The younger generation a.k.a the millennials/ generation Y are going to make use of their smart phones more when it comes to seeking jobs and engaging with recruiters. Also, 2017 is going to see the launch of iPhone 8, which will certainly shake up the smart phone industry. As per reports, in 2017 globally 75% of internet usage will be on a mobile phone, which means more employees will use mobile devices to manage their time, check and respond to emails, check their benefits, manage their trainings, communicate with HR, look for jobs, etc.
Deloitte anticipates that business and HR leaders will be challenged to improve the employee experience, ensure workers remain engaged and their skills updated. After all attrition and retention issues were prevalent in 2016 as well and they will permeate into 2017. The report also highlights that HR leaders also will be challenged to redesign organizations, jobs, and the work itself around digital solutions to optimize business performance. To thrive in the digital age, organizations should focus on breaking functional groups into smaller teams, which are customer-centric and based on learning. Culture and engagement will remain top priorities in 2017
Reward and recognition systems
We would also need to re-look our reward and recognition systems. They need to be measured to know their effectiveness and to ascertain where and how they may be misaligned.
Performance management systems
In the realm of performance management, annual reviews are fast becoming outdated with employees, as employees are wanting more regular feedback and a shift from performance review (where focus is on recent projects) to performance coaching (where long-term goal development is the key and employees skills are developed with career objectives in mind). Frequent feedback is becoming a necessity in performance management programs as nearly 60% of employees say they would like to receive feedback on a daily or weekly basis. HR will need to evolve in 2017 to accommodate this rising need.
Several years ago Richard Branson made news, with a picture of him cutting his tie with a pair of scissors. With the rise of the younger generations joining the workplace, 2017 will see continuation of such trends, with more employees demanding to drop their suits and ties, in exchange for jeans and t-shirts. Friday dressing will be incorporated by many more organizations. A lot many may go the Google way by adopting casual dressing as a part of their work culture.

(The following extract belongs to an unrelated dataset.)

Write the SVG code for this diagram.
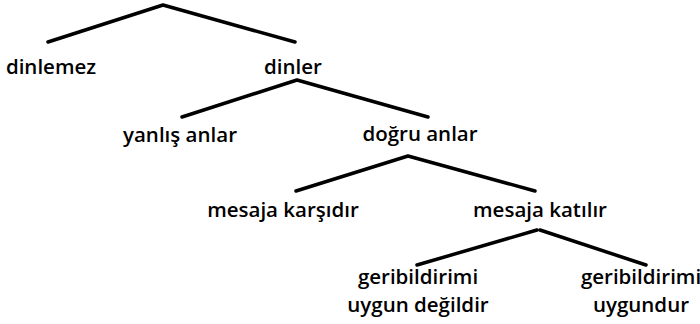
<svg xmlns="http://www.w3.org/2000/svg" width="700" height="324" viewBox="0 0 700 324">
<style>
.e{fill:none;stroke:#000;stroke-width:3.5;stroke-linejoin:round;stroke-linecap:round}
text{font-family:"Open Sans","Noto Sans",sans-serif;font-size:20.5px;font-weight:600;fill:#000;text-anchor:middle}
</style>
<rect width="700" height="324" fill="#fff"/>
<g id="connectors">
<polyline class="e" points="48,42 163,5 295,42"/>
<polyline class="e" points="182,117 297,80 428,117"/>
<polyline class="e" points="296,191 408,156 535,191"/>
<polyline class="e" points="417,265 537,230"/>
<polyline class="e" points="540,230 646,265"/>
</g>
<g id="n-dinlemez"><text x="51" y="74">dinlemez</text></g>
<g id="n-dinler"><text x="293" y="74">dinler</text></g>
<g id="n-yanlis"><text x="180" y="142">yanlış anlar</text></g>
<g id="n-dogru"><text x="420" y="141">doğru anlar</text></g>
<g id="n-karsi"><text x="283" y="217">mesaja karşıdır</text></g>
<g id="n-katilir"><text x="540" y="217">mesaja katılır</text></g>
<g id="n-degil"><text x="418" y="284">geribildirimi</text><text x="418" y="312">uygun değildir</text></g>
<g id="n-uygun"><text x="641" y="284">geribildirimi</text><text x="641" y="312">uygundur</text></g>
</svg>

Another trend gradually coming up is the rise of the freelancers. Instead of hiring full time employees, companies may opt for freelancers. In addition to saving a lot on your recruitment cost and other costs, you get highly motivated individuals. Most of the freelancers pursue their passion so they do not view their assignments as ‘work’. Also, the younger generation is especially keen to earn extra income. They are not bound by organizational shackles leaving them free to express their creativity. Capitalize on this growing pool of talent and reap its benefits.
Amalgamation is the key
So all the HR folks, team leaders, visionaries and great managers out there – amalgamating best Indian practices with overseas practices is the way ahead in 2017. Make use of technology and incorporate the upcoming trends within your fold to continue enhancing the overall experience for all your internal and external stakeholders’ – employees and job-seekers. We have to continue our endeavour to create value proposition for our internal and external stakeholders while we continue focusing on our core competencies.
To, sum up I would like to quote someone I greatly admire, Jack Welch- “Willingness to change is strength, even if it means plunging part of the company into total confusion for a while”, “Change before you have to”.